Donald, like Leonard Malin of the Chemosphere House, was an engineer in the aerospace industry and helped build the house and invented some of its gadgets, much to Lautner's delight.

After getting over the shock of Lautner’s proposal - a house on a concrete stalk - Len Malin conspired with the great boat-builder, John de la Vaux, to triumph over Los Angeles planning restrictions.

At Silvertop, the partnership between inventor Ken Reiner and innovator John Lautner made for the most fruitful collaboration.

The tragedy was that Ken lost his home, then close to completion, when his partners forced his company into bankruptcy.

Q: Were these clients’ lives changed by Lautner’s designs?

Murray: They were, especially those like the Walstroms, Pearlmans, and Malins who had helped build their homes. Those who rescued homes from the wrecker's ball, as Kelly Lynch and Mitch Glazer did, have been rewarded by the sublime spaces they now live in. Kelly and Mitch did a lot to raise awareness of Lautner's importance years ago when their inspirational rescue was featured in Vanity Fair. Mark Haddawy has rejuvenated Lautner's first Harpel House by going against venal real estate logic. Losing a bunch of guest bedrooms he took off the accretion of an upper story, and restored the home down to the last hinge. Mark has achieved a masterful lesson on how homes designed by a master, when returned to their original plan, can become treasured works of art.

Q: What was the greatest surprise in making the film?

Murray: The kindness of the original clients, and all the new owners, who let our camera and our cumbersome equipment into their beautiful homes. They all shared with us the insights they had in the adventure of living in the ever-changing light of Lautner's magical spaces.

Q: How did you get Sean Connery to return to the Elrod house?

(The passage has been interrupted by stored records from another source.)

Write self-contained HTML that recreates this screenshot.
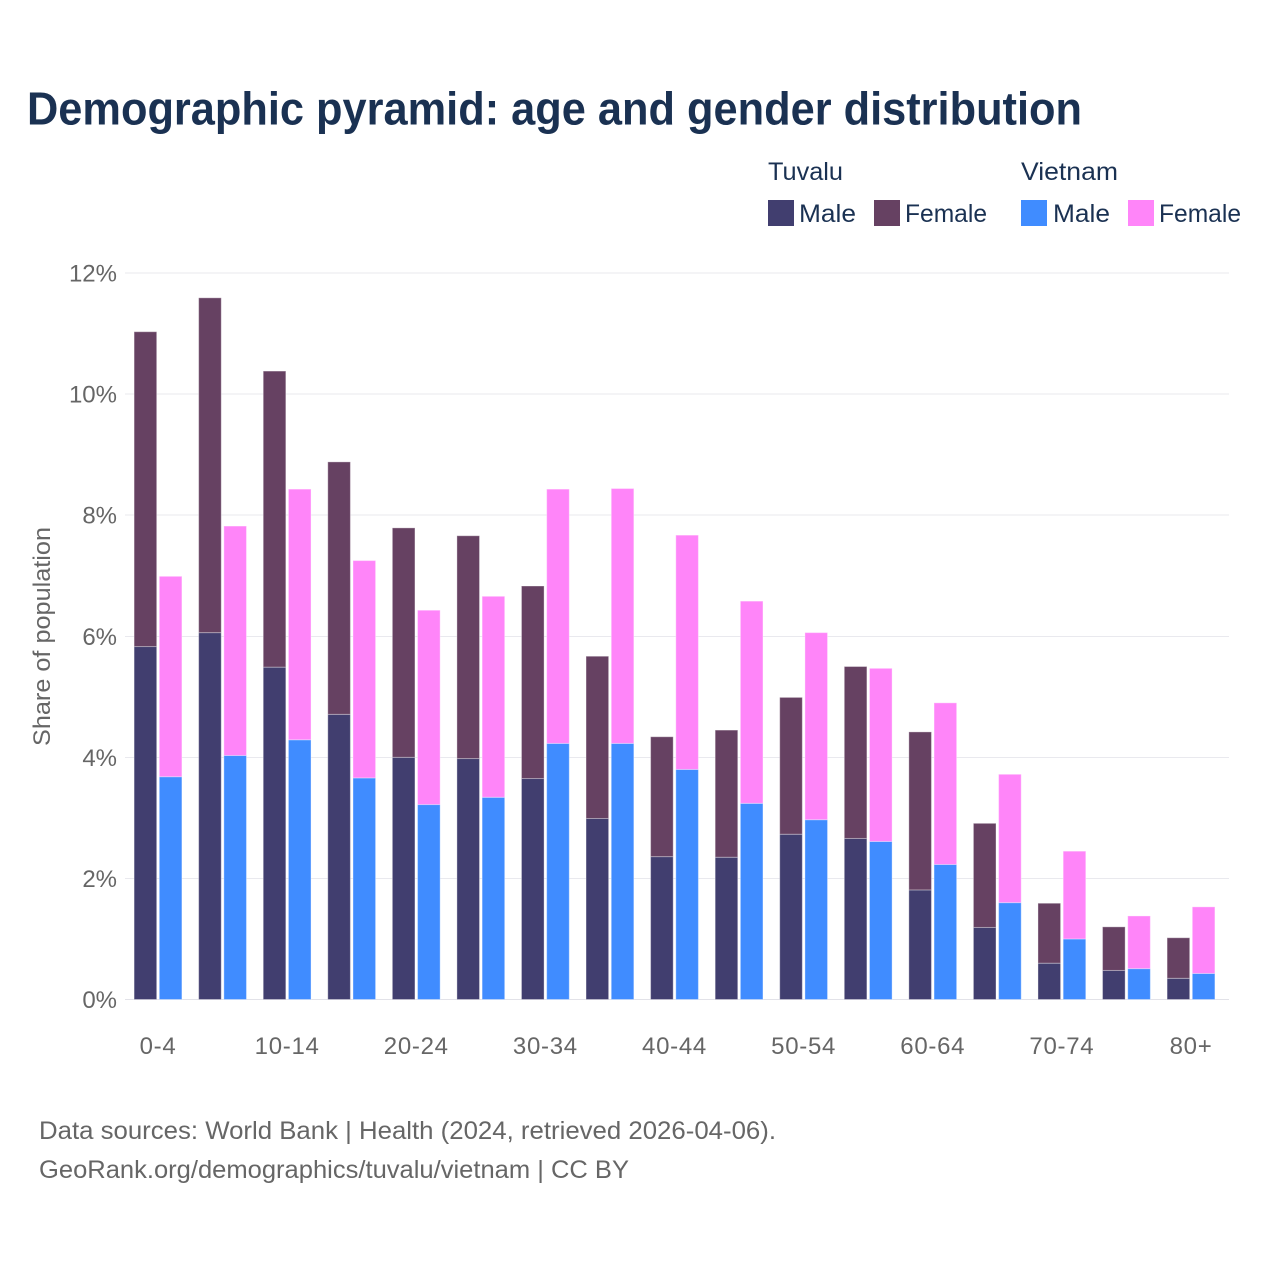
<!DOCTYPE html>
<html lang="en">
<head>
<meta charset="utf-8">
<title>Demographic pyramid</title>
<style>
html,body{margin:0;padding:0;background:#fff}
svg{display:block}
text{font-family:"Liberation Sans",sans-serif}
</style>
</head>
<body>
<svg id="chart" xmlns="http://www.w3.org/2000/svg" width="1280" height="1280" viewBox="0 0 1280 1280">
<rect width="1280" height="1280" fill="#ffffff"/>
<text x="27" y="124.5" font-size="46" font-weight="700" fill="#1a3152" textLength="1055" lengthAdjust="spacingAndGlyphs">Demographic pyramid: age and gender distribution</text>
<g font-size="25" fill="#1a3152">
<text x="768" y="180" textLength="75" lengthAdjust="spacingAndGlyphs">Tuvalu</text>
<text x="1021" y="180" textLength="97" lengthAdjust="spacingAndGlyphs">Vietnam</text>
<rect x="768" y="200" width="26" height="26" fill="#413e6f"/>
<text x="799" y="222" textLength="57" lengthAdjust="spacingAndGlyphs">Male</text>
<rect x="874" y="200" width="26" height="26" fill="#664162"/>
<text x="905" y="222" textLength="82" lengthAdjust="spacingAndGlyphs">Female</text>
<rect x="1021" y="200" width="26" height="26" fill="#408cff"/>
<text x="1053" y="222" textLength="57" lengthAdjust="spacingAndGlyphs">Male</text>
<rect x="1128" y="200" width="26" height="26" fill="#ff85f9"/>
<text x="1159" y="222" textLength="82" lengthAdjust="spacingAndGlyphs">Female</text>
</g>
<g id="grid" shape-rendering="crispEdges"></g>
<g id="bars"></g>
<g id="yticks"></g>
<g id="xticks"></g>
<text transform="translate(50,636.5) rotate(-90)" text-anchor="middle" font-size="24" fill="#666666" textLength="219" lengthAdjust="spacingAndGlyphs">Share of population</text>
<text x="39" y="1139" font-size="25" fill="#666666" textLength="737" lengthAdjust="spacingAndGlyphs">Data sources: World Bank | Health (2024, retrieved 2026-04-06).</text>
<text x="39" y="1178" font-size="25" fill="#666666" textLength="590" lengthAdjust="spacingAndGlyphs">GeoRank.org/demographics/tuvalu/vietnam | CC BY</text>
</svg>
<script>
const categories = ["0-4","5-9","10-14","15-19","20-24","25-29","30-34","35-39","40-44","45-49","50-54","55-59","60-64","65-69","70-74","75-79","80+"];
const shownCategories = ["0-4","10-14","20-24","30-34","40-44","50-54","60-64","70-74","80+"];
const yTicks = [0,2,4,6,8,10,12];
const tuvaluMale = [5.83,6.06,5.49,4.71,4.00,3.98,3.65,2.99,2.36,2.35,2.73,2.66,1.81,1.19,0.60,0.48,0.35];
const tuvaluFemale = [5.20,5.53,4.89,4.17,3.79,3.68,3.18,2.68,1.98,2.10,2.26,2.84,2.61,1.72,0.99,0.72,0.67];
const vietnamMale = [3.68,4.03,4.29,3.66,3.22,3.34,4.23,4.23,3.80,3.24,2.97,2.61,2.23,1.60,1.00,0.51,0.43];
const vietnamFemale = [3.31,3.79,4.14,3.59,3.21,3.32,4.20,4.21,3.87,3.34,3.09,2.86,2.67,2.12,1.45,0.87,1.10];

const NS = "http://www.w3.org/2000/svg";
const yScale = v => 999.5 - v * (726.5 / 12);
const xScale = i => 158 + i * (1033 / 16);
const barWidth = 22.6;
const barOffset = 12.6;

const gridGroup = document.getElementById("grid");
const yTickGroup = document.getElementById("yticks");
const xTickGroup = document.getElementById("xticks");
const barGroup = document.getElementById("bars");

yTicks.forEach(t => {
  const line = document.createElementNS(NS, "line");
  
  
  line.setAttribute("x1", 125);
  line.setAttribute("x2", 1229);
  line.setAttribute("y1", yScale(t));
  line.setAttribute("y2", yScale(t));
  line.setAttribute("stroke", t === 0 ? "#e2e2e8" : "#e9e9ee");
  line.setAttribute("stroke-width", 1);
  gridGroup.appendChild(line);

  const label = document.createElementNS(NS, "text");
  
  
  label.setAttribute("x", 117);
  label.setAttribute("y", yScale(t) + 8.5);
  label.setAttribute("text-anchor", "end");
  label.setAttribute("font-size", 24);
  label.setAttribute("fill", "#666666");
  label.textContent = t + "%";
  yTickGroup.appendChild(label);
});

categories.forEach((c, i) => {
  if (shownCategories.includes(c)) {
    const label = document.createElementNS(NS, "text");
    
    
    label.setAttribute("x", xScale(i));
    label.setAttribute("y", 1054);
    label.setAttribute("text-anchor", "middle");
    label.setAttribute("font-size", 24);
    label.setAttribute("letter-spacing", "0.7");
    label.setAttribute("fill", "#666666");
    label.textContent = c;
    xTickGroup.appendChild(label);
  }
});

function drawBar(x, base, value, fill, name) {
  const rect = document.createElementNS(NS, "rect");
  
  
  rect.setAttribute("x", x - barWidth / 2);
  rect.setAttribute("y", yScale(base + value));
  rect.setAttribute("width", barWidth);
  rect.setAttribute("height", yScale(base) - yScale(base + value));
  rect.setAttribute("fill", fill);
  rect.setAttribute("stroke", "#ffffff");
  rect.setAttribute("stroke-opacity", "0.35");
  rect.setAttribute("stroke-width", "1");
  barGroup.appendChild(rect);
}

categories.forEach((c, i) => {
  drawBar(xScale(i) - barOffset, 0, tuvaluMale[i], "#413e6f", "bar-tuvalu-male");
  drawBar(xScale(i) - barOffset, tuvaluMale[i], tuvaluFemale[i], "#664162", "bar-tuvalu-female");
  drawBar(xScale(i) + barOffset, 0, vietnamMale[i], "#408cff", "bar-vietnam-male");
  drawBar(xScale(i) + barOffset, vietnamMale[i], vietnamFemale[i], "#ff85f9", "bar-vietnam-female");
});
</script>
</body>
</html>
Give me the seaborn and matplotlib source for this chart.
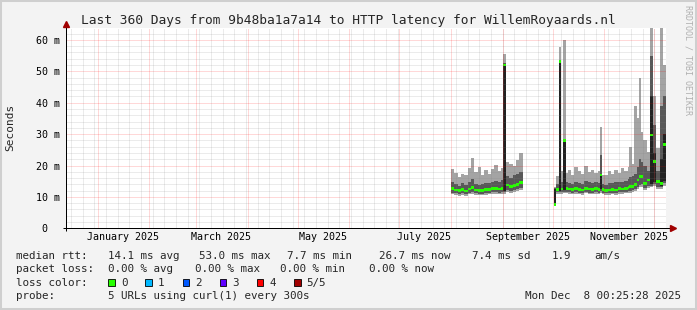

Murray: That, I am afraid, was achieved through smoke and mirrors. I had co-authored a book on Scotland with Sean - called Sean Connery - Being a Scot. The cinematographer Hamid Shams and I were down in Sean's home in the Bahamas to produce a short video to promote the book at the Edinburgh Book Festival. So after a fun day doing that, Sean recollected his experiences of the Elrod House for us in his study. Hamid's brother Farad is a genius at digital manipulation, and was able to seamlessly substitute the backdrop frame by frame, with one of Sara Sackner's photographs of the Elrod House. Because so few people have so far heard of John Lautner - even though many have seen his homes as backdrops in Hollywood movies - it seemed an obvious choice. In Diamonds are Forever the Elrod House had only recently been built, with everything in pristine condition and no clutter. Not to mention 007 himself, who defined the periphery of Lautner's great domed space like the panther that he was.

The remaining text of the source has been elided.